___ Data for processing ___

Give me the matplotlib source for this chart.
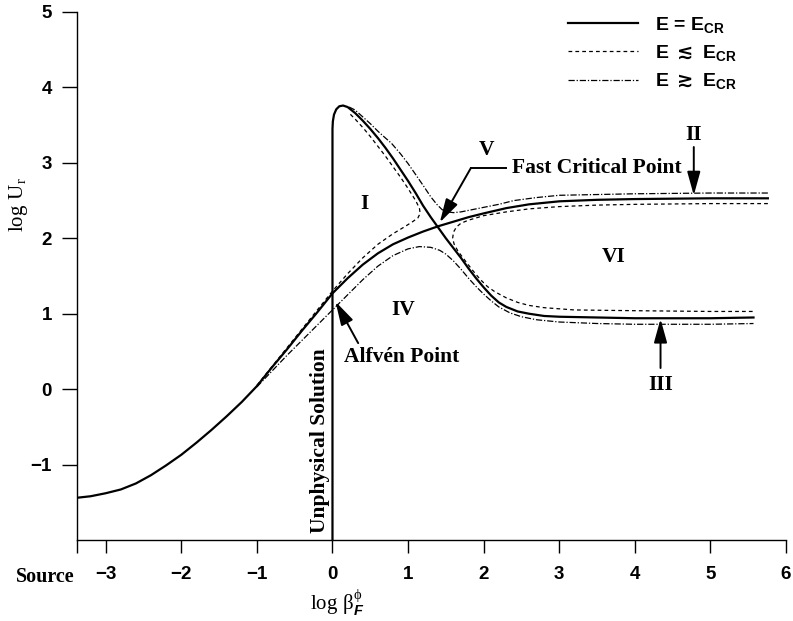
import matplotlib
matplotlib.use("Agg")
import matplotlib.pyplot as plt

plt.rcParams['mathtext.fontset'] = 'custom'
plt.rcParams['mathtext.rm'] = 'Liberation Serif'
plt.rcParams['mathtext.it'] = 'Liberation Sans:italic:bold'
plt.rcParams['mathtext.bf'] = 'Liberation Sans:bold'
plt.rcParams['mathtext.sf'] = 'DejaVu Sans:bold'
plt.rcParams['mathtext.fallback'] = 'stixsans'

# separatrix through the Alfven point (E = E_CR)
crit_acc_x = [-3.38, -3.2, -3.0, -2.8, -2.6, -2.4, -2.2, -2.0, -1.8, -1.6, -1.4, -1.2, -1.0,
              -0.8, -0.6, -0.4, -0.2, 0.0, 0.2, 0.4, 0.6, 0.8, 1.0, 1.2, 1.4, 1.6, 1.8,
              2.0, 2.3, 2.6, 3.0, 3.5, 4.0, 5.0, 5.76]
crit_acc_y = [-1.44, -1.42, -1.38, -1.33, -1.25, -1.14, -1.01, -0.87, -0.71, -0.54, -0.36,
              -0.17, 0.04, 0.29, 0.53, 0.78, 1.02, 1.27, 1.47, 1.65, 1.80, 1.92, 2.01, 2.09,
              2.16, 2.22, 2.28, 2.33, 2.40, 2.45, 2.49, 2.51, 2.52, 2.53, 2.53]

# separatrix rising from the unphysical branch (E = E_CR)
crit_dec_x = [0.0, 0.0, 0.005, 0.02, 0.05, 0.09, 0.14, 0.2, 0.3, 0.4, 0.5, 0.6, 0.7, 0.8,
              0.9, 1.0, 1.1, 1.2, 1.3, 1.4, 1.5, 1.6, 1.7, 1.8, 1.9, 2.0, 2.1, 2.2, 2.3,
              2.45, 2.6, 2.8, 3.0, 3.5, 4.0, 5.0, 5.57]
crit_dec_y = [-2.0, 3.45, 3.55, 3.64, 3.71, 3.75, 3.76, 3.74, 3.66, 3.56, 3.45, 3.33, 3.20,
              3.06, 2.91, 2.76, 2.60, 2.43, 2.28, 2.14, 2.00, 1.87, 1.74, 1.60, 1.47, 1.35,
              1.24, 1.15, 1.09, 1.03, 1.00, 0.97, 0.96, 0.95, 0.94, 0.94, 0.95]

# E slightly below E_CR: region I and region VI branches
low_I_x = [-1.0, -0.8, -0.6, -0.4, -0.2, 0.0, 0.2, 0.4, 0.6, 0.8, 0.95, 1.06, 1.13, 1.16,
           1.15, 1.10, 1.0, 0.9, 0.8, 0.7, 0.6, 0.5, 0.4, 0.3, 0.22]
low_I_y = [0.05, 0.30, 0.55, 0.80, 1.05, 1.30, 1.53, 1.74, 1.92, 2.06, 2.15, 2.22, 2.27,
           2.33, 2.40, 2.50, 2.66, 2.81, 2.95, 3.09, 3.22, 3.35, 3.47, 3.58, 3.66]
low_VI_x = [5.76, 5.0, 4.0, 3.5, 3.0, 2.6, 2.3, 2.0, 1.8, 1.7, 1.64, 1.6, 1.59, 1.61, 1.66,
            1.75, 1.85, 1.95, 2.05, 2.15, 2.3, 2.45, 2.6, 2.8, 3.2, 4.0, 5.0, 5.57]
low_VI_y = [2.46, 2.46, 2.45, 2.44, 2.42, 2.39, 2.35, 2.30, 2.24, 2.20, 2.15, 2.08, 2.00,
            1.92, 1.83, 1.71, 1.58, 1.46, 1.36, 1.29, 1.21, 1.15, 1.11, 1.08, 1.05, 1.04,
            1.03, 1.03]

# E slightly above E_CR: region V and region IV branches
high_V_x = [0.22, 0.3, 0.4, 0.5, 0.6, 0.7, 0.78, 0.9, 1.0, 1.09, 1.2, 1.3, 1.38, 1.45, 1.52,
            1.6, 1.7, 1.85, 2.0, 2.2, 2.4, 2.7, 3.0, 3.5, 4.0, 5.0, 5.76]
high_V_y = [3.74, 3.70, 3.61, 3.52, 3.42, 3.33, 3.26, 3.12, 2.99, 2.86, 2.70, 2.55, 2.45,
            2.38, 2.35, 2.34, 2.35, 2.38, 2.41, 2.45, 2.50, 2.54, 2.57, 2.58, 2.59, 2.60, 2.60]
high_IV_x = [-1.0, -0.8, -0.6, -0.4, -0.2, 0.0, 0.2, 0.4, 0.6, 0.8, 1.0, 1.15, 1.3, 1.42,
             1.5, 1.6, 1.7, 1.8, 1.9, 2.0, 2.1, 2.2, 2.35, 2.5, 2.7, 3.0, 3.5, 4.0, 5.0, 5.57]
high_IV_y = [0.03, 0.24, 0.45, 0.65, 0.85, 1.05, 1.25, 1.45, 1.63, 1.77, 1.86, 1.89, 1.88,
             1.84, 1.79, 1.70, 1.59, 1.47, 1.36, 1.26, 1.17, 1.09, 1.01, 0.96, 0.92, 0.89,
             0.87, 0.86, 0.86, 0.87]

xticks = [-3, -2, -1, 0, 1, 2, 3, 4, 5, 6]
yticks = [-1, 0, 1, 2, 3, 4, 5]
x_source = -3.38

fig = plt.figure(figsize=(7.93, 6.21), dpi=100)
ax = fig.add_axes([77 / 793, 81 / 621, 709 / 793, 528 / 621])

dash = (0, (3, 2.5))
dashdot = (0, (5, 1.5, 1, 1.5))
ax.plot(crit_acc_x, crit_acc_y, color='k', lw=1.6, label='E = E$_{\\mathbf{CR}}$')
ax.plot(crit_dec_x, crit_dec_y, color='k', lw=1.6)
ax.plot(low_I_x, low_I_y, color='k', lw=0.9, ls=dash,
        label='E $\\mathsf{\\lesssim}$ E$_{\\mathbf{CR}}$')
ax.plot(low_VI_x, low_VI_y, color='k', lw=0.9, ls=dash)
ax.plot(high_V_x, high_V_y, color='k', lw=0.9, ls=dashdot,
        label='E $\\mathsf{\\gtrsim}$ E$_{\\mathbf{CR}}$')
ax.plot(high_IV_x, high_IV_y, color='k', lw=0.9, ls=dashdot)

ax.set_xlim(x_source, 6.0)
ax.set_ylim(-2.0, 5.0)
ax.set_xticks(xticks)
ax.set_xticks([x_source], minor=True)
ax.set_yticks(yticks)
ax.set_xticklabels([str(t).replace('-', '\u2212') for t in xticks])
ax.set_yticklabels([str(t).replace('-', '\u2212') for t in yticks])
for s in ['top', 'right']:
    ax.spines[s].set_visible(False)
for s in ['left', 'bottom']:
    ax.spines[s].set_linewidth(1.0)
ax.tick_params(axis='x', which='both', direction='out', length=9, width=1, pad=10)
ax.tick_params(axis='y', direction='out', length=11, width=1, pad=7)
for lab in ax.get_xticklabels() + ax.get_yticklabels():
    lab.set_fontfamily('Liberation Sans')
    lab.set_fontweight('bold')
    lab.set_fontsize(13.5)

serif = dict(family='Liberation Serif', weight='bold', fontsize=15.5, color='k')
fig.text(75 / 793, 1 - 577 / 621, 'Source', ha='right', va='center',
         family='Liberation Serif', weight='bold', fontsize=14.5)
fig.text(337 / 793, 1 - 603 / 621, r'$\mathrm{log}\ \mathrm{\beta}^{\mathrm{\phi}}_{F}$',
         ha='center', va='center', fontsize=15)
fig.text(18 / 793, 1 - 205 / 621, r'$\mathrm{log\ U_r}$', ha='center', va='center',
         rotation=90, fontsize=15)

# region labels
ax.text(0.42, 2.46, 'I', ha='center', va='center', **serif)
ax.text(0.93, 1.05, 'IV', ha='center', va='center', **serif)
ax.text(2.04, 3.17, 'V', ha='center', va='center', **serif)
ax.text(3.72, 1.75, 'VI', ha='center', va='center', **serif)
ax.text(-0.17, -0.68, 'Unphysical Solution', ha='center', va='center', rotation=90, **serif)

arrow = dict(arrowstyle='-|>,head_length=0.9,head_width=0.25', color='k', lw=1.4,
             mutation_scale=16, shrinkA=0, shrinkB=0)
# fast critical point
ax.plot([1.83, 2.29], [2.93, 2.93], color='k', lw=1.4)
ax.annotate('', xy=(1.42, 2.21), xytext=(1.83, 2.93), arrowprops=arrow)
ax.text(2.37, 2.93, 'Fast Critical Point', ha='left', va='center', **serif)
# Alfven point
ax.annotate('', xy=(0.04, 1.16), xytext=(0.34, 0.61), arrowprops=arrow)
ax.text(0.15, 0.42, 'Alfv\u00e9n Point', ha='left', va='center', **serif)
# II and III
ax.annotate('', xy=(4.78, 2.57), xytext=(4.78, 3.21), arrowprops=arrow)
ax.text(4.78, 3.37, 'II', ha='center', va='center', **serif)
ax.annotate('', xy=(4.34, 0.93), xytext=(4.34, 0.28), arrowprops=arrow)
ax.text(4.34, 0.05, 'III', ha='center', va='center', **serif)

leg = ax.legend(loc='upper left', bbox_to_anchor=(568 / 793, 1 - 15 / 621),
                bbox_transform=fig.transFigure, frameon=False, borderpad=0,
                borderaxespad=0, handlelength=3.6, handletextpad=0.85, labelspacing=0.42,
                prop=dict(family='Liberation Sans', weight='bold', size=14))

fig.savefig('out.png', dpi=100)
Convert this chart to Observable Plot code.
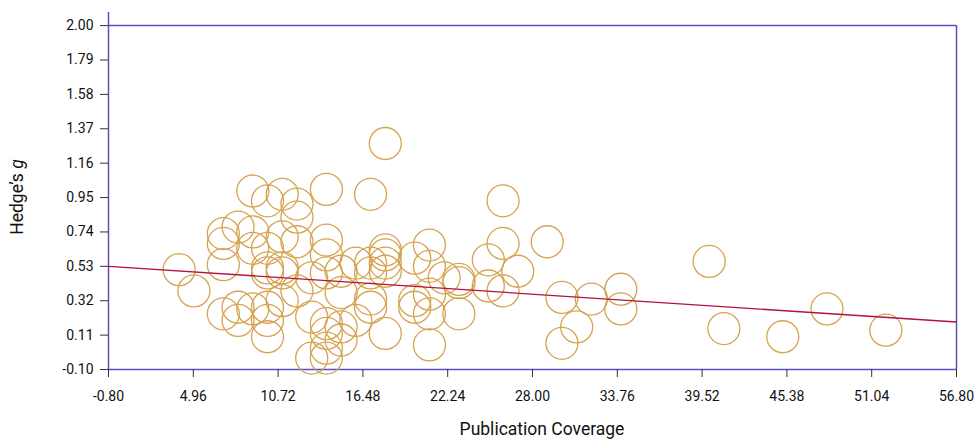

___

* **What you will do**:
Leave the pictures out, and restate exactly the lines from the start of the records through the one that contains "import matplotlib.pyplot as plt".

* **Solution to this problem**:
Give me the matplotlib source for this chart.
import matplotlib
matplotlib.use("Agg")
import matplotlib.pyplot as plt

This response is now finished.